The point is that $G_{PA}$ is neither provable nor refutable in $\sf PA$. But it is a concrete sentence, and in a given model of $\sf PA$ it has a concrete truth value.
But if in all models $\sf PA$ it would have the same truth value, then the completeness theorem tells us that it is provable from $\sf PA$. Therefore there has to be some models where $G_{PA}$ is true and others where it is false; in particular both options are consistent with $\sf PA$.
In your suggested reasoning you forget that, for example, $\sf PA+\lnot\operatorname{Con}(PA)$ is also consistent. There are models of $\sf PA$ that "think" that $\sf PA$ is not consistent, therefore can prove anything.
Those models are non-standard models, and the non-standard numbers introduce new lengths of formulas and proofs, new rules of inference, and new axioms to $\sf PA$. Because internally, $\sf PA$ (and rules of logic, etc.) are all just recursive predicates to be interpreted in some way.
The point here is that all the things we do with Godel numbering (represent logic and theories using integers) are just "definable predicates", and the sentence $G_{PA}$ is really just saying the following thing:
Using the way described in $\varphi_1$ to understand numbers as formulas, and with the inference rules described by the formula $\varphi_2$ and the formula $\varphi_3$ describing the theory $\sf PA$, then if this theory as understood with all these rules is consistent, then there is no proof of this very sentence.
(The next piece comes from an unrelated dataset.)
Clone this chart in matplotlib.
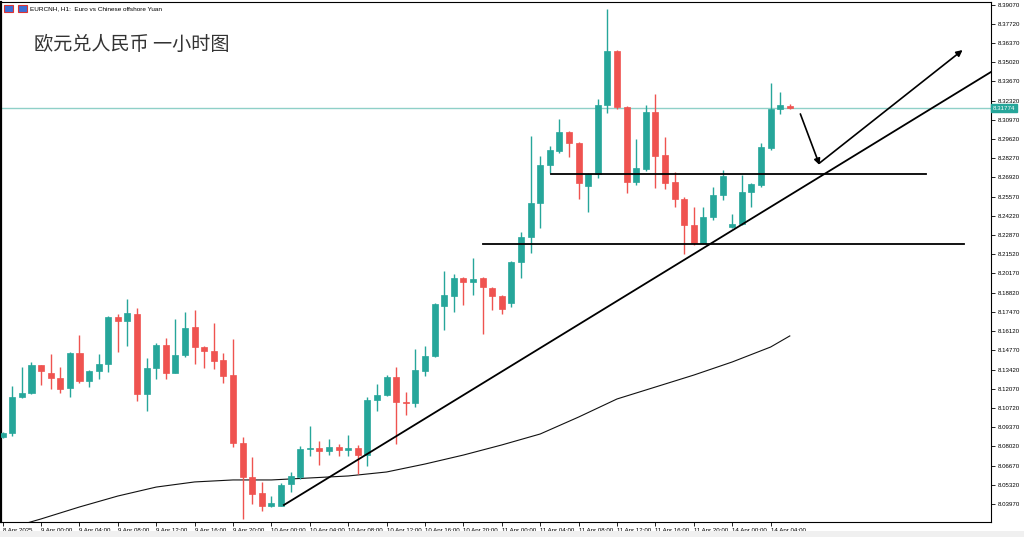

But in non-standard models all these formulas will necessarily define sets which include non-standard integers (if only because they define unbounded sets in the standard model). So a non-standard model can have more inference rules, more proofs, more cowbell, and definitely more axioms to $\sf PA$. And there lies the contradiction from which we can show that every statement has a "code for a proof" (which may be of non-standard length, and it might be using non-standard formulas, and non-standard inference rules).